◆ Stated task
Drop the pictures and give back word for word the lines from the line holding "Reproduce this diagram with TikZ." to the line holding "(0,0) rectangle (1240,765);", both included.

— BEGIN Record excerpts —

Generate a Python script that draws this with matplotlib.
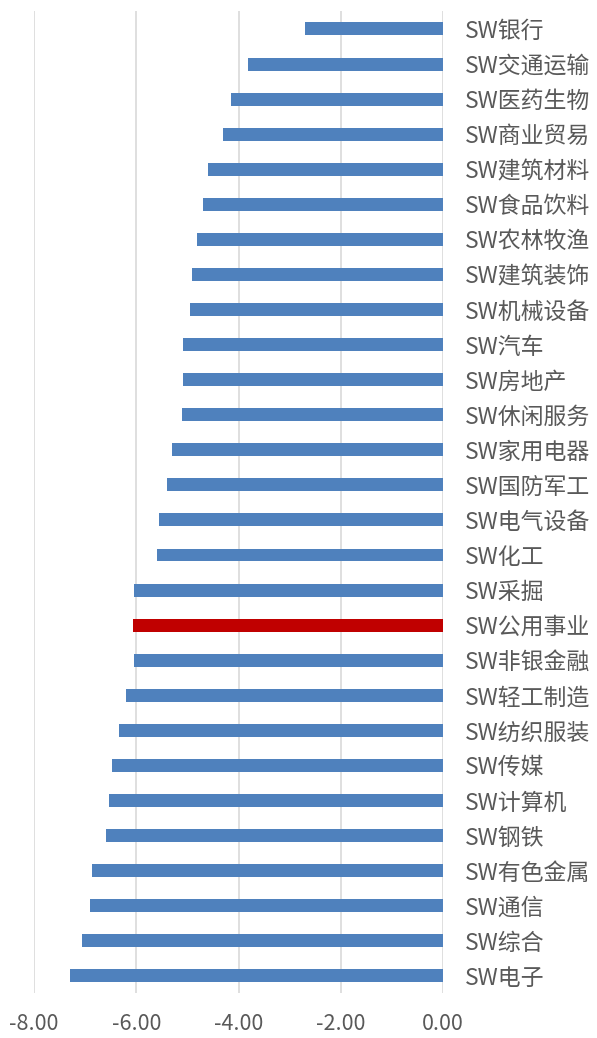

— END Record excerpts —
— BEGIN Record excerpts —

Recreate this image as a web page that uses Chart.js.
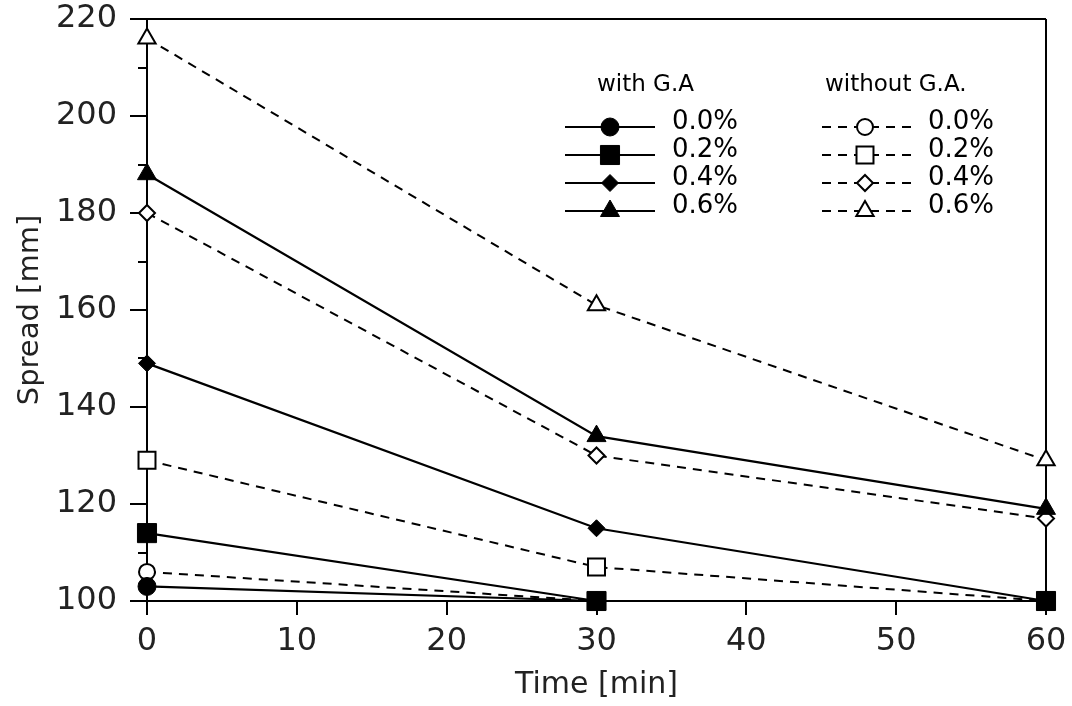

— END Record excerpts —
— BEGIN Record excerpts —

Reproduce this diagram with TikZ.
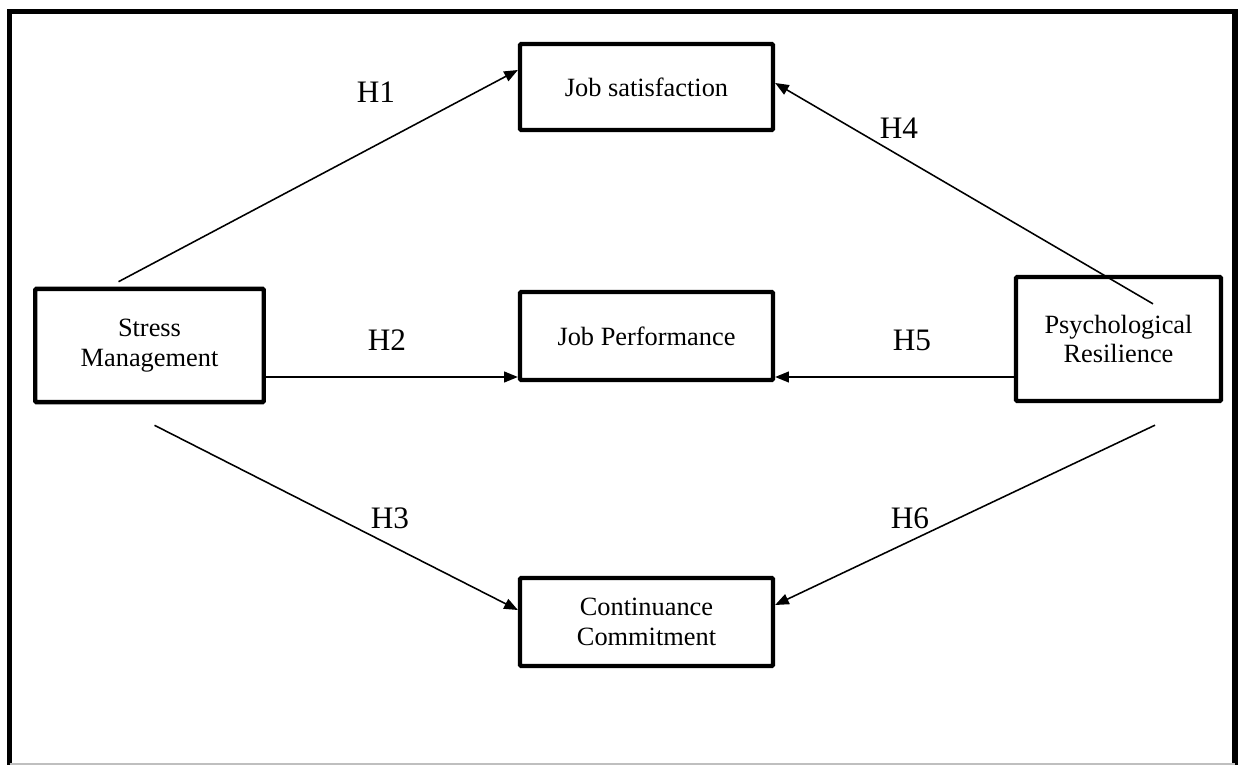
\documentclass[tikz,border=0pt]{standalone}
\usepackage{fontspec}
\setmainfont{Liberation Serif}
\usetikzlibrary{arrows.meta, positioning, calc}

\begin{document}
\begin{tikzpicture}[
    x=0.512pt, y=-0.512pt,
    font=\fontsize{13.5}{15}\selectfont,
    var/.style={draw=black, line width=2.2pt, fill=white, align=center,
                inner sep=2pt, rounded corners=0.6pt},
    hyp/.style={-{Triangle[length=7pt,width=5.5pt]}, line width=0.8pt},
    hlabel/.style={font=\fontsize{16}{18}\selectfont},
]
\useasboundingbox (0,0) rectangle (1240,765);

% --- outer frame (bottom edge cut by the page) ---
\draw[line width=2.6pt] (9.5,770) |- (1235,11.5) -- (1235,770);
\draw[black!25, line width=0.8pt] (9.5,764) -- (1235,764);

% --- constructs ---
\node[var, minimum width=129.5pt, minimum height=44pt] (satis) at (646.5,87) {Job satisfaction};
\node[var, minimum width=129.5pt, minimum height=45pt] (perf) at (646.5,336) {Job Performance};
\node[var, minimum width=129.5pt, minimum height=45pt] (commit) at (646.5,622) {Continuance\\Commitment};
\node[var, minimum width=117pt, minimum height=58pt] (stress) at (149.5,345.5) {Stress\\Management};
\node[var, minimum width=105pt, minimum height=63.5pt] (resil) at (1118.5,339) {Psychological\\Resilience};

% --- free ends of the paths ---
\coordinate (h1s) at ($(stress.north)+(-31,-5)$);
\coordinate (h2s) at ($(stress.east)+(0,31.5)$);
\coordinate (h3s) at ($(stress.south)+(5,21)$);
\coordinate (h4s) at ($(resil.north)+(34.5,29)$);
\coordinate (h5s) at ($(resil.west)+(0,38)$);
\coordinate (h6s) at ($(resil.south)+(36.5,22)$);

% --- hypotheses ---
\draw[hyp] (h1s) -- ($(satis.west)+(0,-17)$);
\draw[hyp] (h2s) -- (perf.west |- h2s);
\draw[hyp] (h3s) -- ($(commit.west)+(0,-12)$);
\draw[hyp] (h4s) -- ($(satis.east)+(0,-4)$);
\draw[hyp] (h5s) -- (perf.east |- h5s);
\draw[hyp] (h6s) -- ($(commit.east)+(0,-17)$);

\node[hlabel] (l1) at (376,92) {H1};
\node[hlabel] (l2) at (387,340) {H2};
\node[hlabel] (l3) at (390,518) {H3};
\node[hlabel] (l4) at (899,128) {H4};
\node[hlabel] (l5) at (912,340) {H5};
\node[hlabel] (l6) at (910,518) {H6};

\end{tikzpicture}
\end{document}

— END Record excerpts —

◆ Task output
Reproduce this diagram with TikZ.
\documentclass[tikz,border=0pt]{standalone}
\usepackage{fontspec}
\setmainfont{Liberation Serif}
\usetikzlibrary{arrows.meta, positioning, calc}

\begin{document}
\begin{tikzpicture}[
    x=0.512pt, y=-0.512pt,
    font=\fontsize{13.5}{15}\selectfont,
    var/.style={draw=black, line width=2.2pt, fill=white, align=center,
                inner sep=2pt, rounded corners=0.6pt},
    hyp/.style={-{Triangle[length=7pt,width=5.5pt]}, line width=0.8pt},
    hlabel/.style={font=\fontsize{16}{18}\selectfont},
]
\useasboundingbox (0,0) rectangle (1240,765);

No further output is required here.